The lamp came down farther, and a hand slipped under the fur and took hold of his own. Now he wished to Christ that he had never prayed for company. Her fingers felt like twigs.

She said something – it sounded as if it was meant to be a comfort – in a language he could not understand.

He wanted to cry out, but he didn’t have any breath left in him. His blood felt like it had stopped in his veins. He gasped once or twice. Her hand gripped him tighter, and he died with his eyes wide open, staring into the lanternlight, and with his mouth frozen in a silent scream.

The woman repeated her words, then let go of his hand and hobbled away.

* * *

She drew the shawl around her shoulders, even though she did not feel the cold, and left the church. She did not know the old man’s name, but she knew where he had come from. She had seen the ship go down.

She had seen many ships go down … for many years.

Following the path she had long trodden, she drifted through the colony, remembering the sound of voices raised in prayer, the aroma of fresh fish roasting in the pan, the warmth of a blazing fire.

How long had it been since she had heard anything but the baying of the wolves – her kindred spirits – or felt anything warmer than the touch of that old man’s dying hand?

But what more did she deserve? She was the harbinger of death, and the terrible mercy that had spared her own life – not once, but twice – was less forgiving to others.

“You are a special child,” the monk had told her. “God has a special destiny in mind for you.”

The night he told her that, he had given her the silver cross on a gilded chain. It was encrusted with emeralds, green as a cat’s eyes, and he had had its back inscribed with a message meant only for her. “Let this be our secret,” he had said, as he put one of his broad hands, the hands that had healed her younger brother, atop her head. It was as if a healing balm were pouring over her; her eyes had closed, and her breathing had slowed, and even her left foot, the one that was misshapen and gave her such constant trouble, stopped hurting.

“I give you this blessing,” he said, “to protect you from all evil.” And then he had chanted some words in a low voice. Not for the first time, she could smell the alcohol on his breath, and she knew there were people who said vile things about him. “Nothing may harm you now,” he said, and she had not doubted it. “If you believe in my power—”

“I do, Father, I do.”

“—then you must believe, too, in the power of this cross.”

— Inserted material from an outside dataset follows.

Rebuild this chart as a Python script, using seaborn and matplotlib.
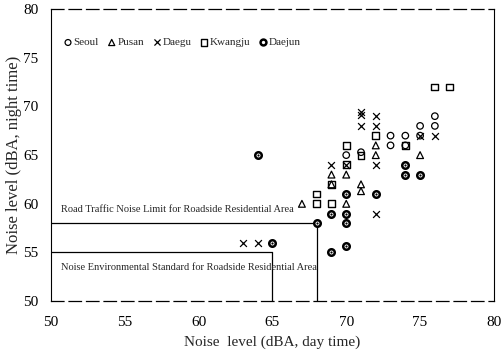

Holding the lantern aloft, she passed beyond the stockade walls, down the hillside, and into the trees. Although she did not see them, she knew that the black wolves – spirits of the unquiet dead – were keeping company with her, moving stealthily through the woods. How long had it been before she learned that they did not grow in number, nor did they die? How long before she had realized that each mysterious creature harbored a soul, a soul as lost as her own, stranded somewhere between this world and the next? Or that their fate and hers were inextricably bound?

As she approached the graveyard, her companions held back, keeping to the trees and the shadows. Her fingertips grazed the wooden gateposts, tracing and retracing the words that she had once carved there. Forgive me, they said, over and over again, but who was there to do so?

A strong wind was blowing a scrim of snow across the ground. She walked among the toppled headstones and petrified crosses but stopped when she came to the edge of the cemetery overlooking the sea. A piece of the earth had fallen away, like a rotted tooth pulled from a gum. Even now, if she could have burrowed into the ravaged ground and found her own place there, she would have done so. But as Rasputin had told her, a special destiny awaited her.

Nearly a century had passed, and in all that time she had never been entirely sure if those words had been his blessing, meant to give her strength against adversity, or a curse upon her own head, and the heads of all her family.

But whatever their intent, his words had served admirably as both.